INFORMATION PROVIDED:
* Start *

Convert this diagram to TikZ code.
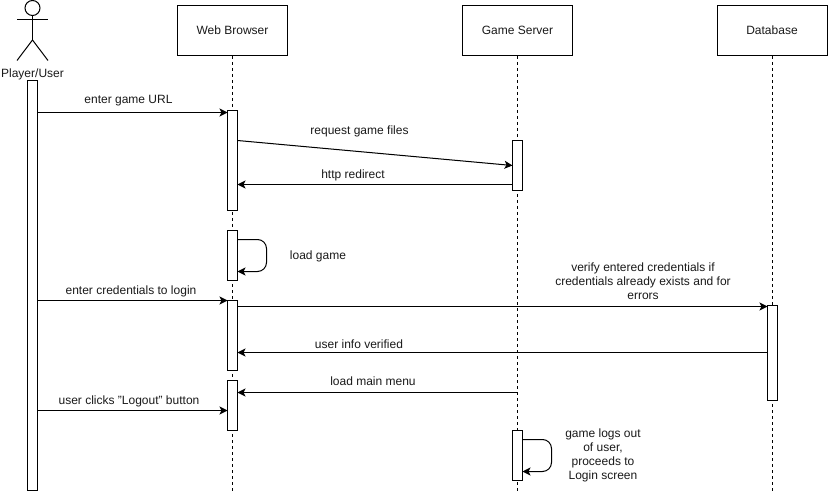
\documentclass[tikz,border=0pt]{standalone}
\usepackage{fontspec}
\setmainfont{Liberation Sans}
\usetikzlibrary{arrows.meta}
\definecolor{ink}{HTML}{1A1A1A}
\tikzset{
  x=1pt,y=-1pt,
  every node/.style={font=\fontsize{12}{14}\selectfont,text=ink},
  party/.style={draw=black,line width=1pt,fill=white,minimum width=110pt,minimum height=50pt,inner sep=0pt,anchor=center},
  bar/.style={draw=black,line width=1pt,fill=white,minimum width=10pt,inner sep=0pt,outer sep=0pt,anchor=north},
  lifeline/.style={draw=black,line width=0.8pt,dash pattern=on 3pt off 3pt},
  msg/.style={draw=black,line width=1pt,-{Stealth[length=8pt,width=8pt,inset=2pt]}},
  body/.style={draw=black,line width=1pt},
  lbl/.style={align=center,inner sep=0pt,anchor=center}
}
\begin{document}
\begin{tikzpicture}
\useasboundingbox (0,0) rectangle (828,492);
\fill[white] (0,0) rectangle (828,492);
% lifelines ends
\coordinate (wEnd) at (232.5,491);
\coordinate (gEnd) at (517.5,491);
\coordinate (dEnd) at (772.5,491);
% parties
\node[party] (web) at (232.5,30.5) {Web Browser};
\node[party] (game) at (517.5,30.5) {Game Server};
\node[party] (db) at (772,30.5) {Database};
\draw[lifeline] (web.south) -- (wEnd);
\draw[lifeline] (game.south) -- (gEnd);
\draw[lifeline] (db.south) -- (db.south |- dEnd);
% actor
\coordinate (hip) at (32.5,40);
\coordinate (neck) at (32.5,15.5);
\draw[body] (32.5,8) circle (7.5);
\draw[body] (neck) -- (hip);
\draw[body] (17,20) -- (48,20);
\draw[body] (17,60.5) -- (hip) -- (48,60.5);
\node[lbl] (actor) at (32.5,74.5) {Player/User};
% bars
\node[bar,minimum height=410pt] (pbar) at (32.5,80.5) {};
\node[bar,minimum height=100pt] (w1) at (232.5,110.5) {};
\node[bar,minimum height=50pt] (w2) at (232.5,230.5) {};
\node[bar,minimum height=70pt] (w3) at (232.5,300.5) {};
\node[bar,minimum height=50pt] (w4) at (232.5,380.5) {};
\node[bar,minimum height=50pt] (g1) at (517.5,140.5) {};
\node[bar,minimum height=50pt] (g2) at (517.5,430.5) {};
\node[bar,minimum height=95pt] (d1) at (772.5,305.5) {};
% messages
\draw[msg] (pbar.east |- 0,112.5) -- (w1.west |- 0,112.5);
\draw[msg] (w1.east |- 0,140.5) -- (g1.west);
\draw[msg] (g1.west |- 0,184.5) -- (w1.east |- 0,184.5);
\draw[msg,rounded corners=9pt] (w2.east |- 0,239.5) -- (266.5,239.5) -- (266.5,271.5) -- (w2.east |- 0,271.5);
\draw[msg] (pbar.east |- 0,300.5) -- (w3.north west);
\draw[msg] (w3.east |- 0,306.5) -- (d1.north west |- 0,306.5);
\draw[msg] (d1.west |- 0,352.5) -- (w3.east |- 0,352.5);
\draw[msg] (game.south |- 0,392.5) -- (w4.east |- 0,392.5);
\draw[msg] (pbar.east |- 0,410.5) -- (w4.west |- 0,410.5);
\draw[msg,rounded corners=9pt] (g2.east |- 0,439.5) -- (551.5,439.5) -- (551.5,471.5) -- (g2.east |- 0,471.5);
% labels
\node[lbl] (l1) at (128.5,101) {enter game URL};
\node[lbl] (l2) at (359.5,131) {request game files};
\node[lbl] (l3) at (353,175.5) {http redirect};
\node[lbl] (l4) at (318,256) {load game};
\node[lbl] (l5) at (643,281) {verify entered credentials if\\credentials already exists and for\\errors};
\node[lbl] (l6) at (131,291) {enter credentials to login};
\node[lbl] (l7) at (359,344) {user info verified};
\node[lbl] (l8) at (373,381.5) {load main menu};
\node[lbl] (l9) at (129,401) {user clicks "Logout" button};
\node[lbl] (l10) at (603,455) {game logs out\\of user,\\proceeds to\\Login screen};
\end{tikzpicture}
\end{document}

* End *

EXERCISE: Make an exact copy of the data above, pictures excluded.

IN RESPONSE:
Convert this diagram to TikZ code.
\documentclass[tikz,border=0pt]{standalone}
\usepackage{fontspec}
\setmainfont{Liberation Sans}
\usetikzlibrary{arrows.meta}
\definecolor{ink}{HTML}{1A1A1A}
\tikzset{
  x=1pt,y=-1pt,
  every node/.style={font=\fontsize{12}{14}\selectfont,text=ink},
  party/.style={draw=black,line width=1pt,fill=white,minimum width=110pt,minimum height=50pt,inner sep=0pt,anchor=center},
  bar/.style={draw=black,line width=1pt,fill=white,minimum width=10pt,inner sep=0pt,outer sep=0pt,anchor=north},
  lifeline/.style={draw=black,line width=0.8pt,dash pattern=on 3pt off 3pt},
  msg/.style={draw=black,line width=1pt,-{Stealth[length=8pt,width=8pt,inset=2pt]}},
  body/.style={draw=black,line width=1pt},
  lbl/.style={align=center,inner sep=0pt,anchor=center}
}
\begin{document}
\begin{tikzpicture}
\useasboundingbox (0,0) rectangle (828,492);
\fill[white] (0,0) rectangle (828,492);
% lifelines ends
\coordinate (wEnd) at (232.5,491);
\coordinate (gEnd) at (517.5,491);
\coordinate (dEnd) at (772.5,491);
% parties
\node[party] (web) at (232.5,30.5) {Web Browser};
\node[party] (game) at (517.5,30.5) {Game Server};
\node[party] (db) at (772,30.5) {Database};
\draw[lifeline] (web.south) -- (wEnd);
\draw[lifeline] (game.south) -- (gEnd);
\draw[lifeline] (db.south) -- (db.south |- dEnd);
% actor
\coordinate (hip) at (32.5,40);
\coordinate (neck) at (32.5,15.5);
\draw[body] (32.5,8) circle (7.5);
\draw[body] (neck) -- (hip);
\draw[body] (17,20) -- (48,20);
\draw[body] (17,60.5) -- (hip) -- (48,60.5);
\node[lbl] (actor) at (32.5,74.5) {Player/User};
% bars
\node[bar,minimum height=410pt] (pbar) at (32.5,80.5) {};
\node[bar,minimum height=100pt] (w1) at (232.5,110.5) {};
\node[bar,minimum height=50pt] (w2) at (232.5,230.5) {};
\node[bar,minimum height=70pt] (w3) at (232.5,300.5) {};
\node[bar,minimum height=50pt] (w4) at (232.5,380.5) {};
\node[bar,minimum height=50pt] (g1) at (517.5,140.5) {};
\node[bar,minimum height=50pt] (g2) at (517.5,430.5) {};
\node[bar,minimum height=95pt] (d1) at (772.5,305.5) {};
% messages
\draw[msg] (pbar.east |- 0,112.5) -- (w1.west |- 0,112.5);
\draw[msg] (w1.east |- 0,140.5) -- (g1.west);
\draw[msg] (g1.west |- 0,184.5) -- (w1.east |- 0,184.5);
\draw[msg,rounded corners=9pt] (w2.east |- 0,239.5) -- (266.5,239.5) -- (266.5,271.5) -- (w2.east |- 0,271.5);
\draw[msg] (pbar.east |- 0,300.5) -- (w3.north west);
\draw[msg] (w3.east |- 0,306.5) -- (d1.north west |- 0,306.5);
\draw[msg] (d1.west |- 0,352.5) -- (w3.east |- 0,352.5);
\draw[msg] (game.south |- 0,392.5) -- (w4.east |- 0,392.5);
\draw[msg] (pbar.east |- 0,410.5) -- (w4.west |- 0,410.5);
\draw[msg,rounded corners=9pt] (g2.east |- 0,439.5) -- (551.5,439.5) -- (551.5,471.5) -- (g2.east |- 0,471.5);
% labels
\node[lbl] (l1) at (128.5,101) {enter game URL};
\node[lbl] (l2) at (359.5,131) {request game files};
\node[lbl] (l3) at (353,175.5) {http redirect};
\node[lbl] (l4) at (318,256) {load game};
\node[lbl] (l5) at (643,281) {verify entered credentials if\\credentials already exists and for\\errors};
\node[lbl] (l6) at (131,291) {enter credentials to login};
\node[lbl] (l7) at (359,344) {user info verified};
\node[lbl] (l8) at (373,381.5) {load main menu};
\node[lbl] (l9) at (129,401) {user clicks "Logout" button};
\node[lbl] (l10) at (603,455) {game logs out\\of user,\\proceeds to\\Login screen};
\end{tikzpicture}
\end{document}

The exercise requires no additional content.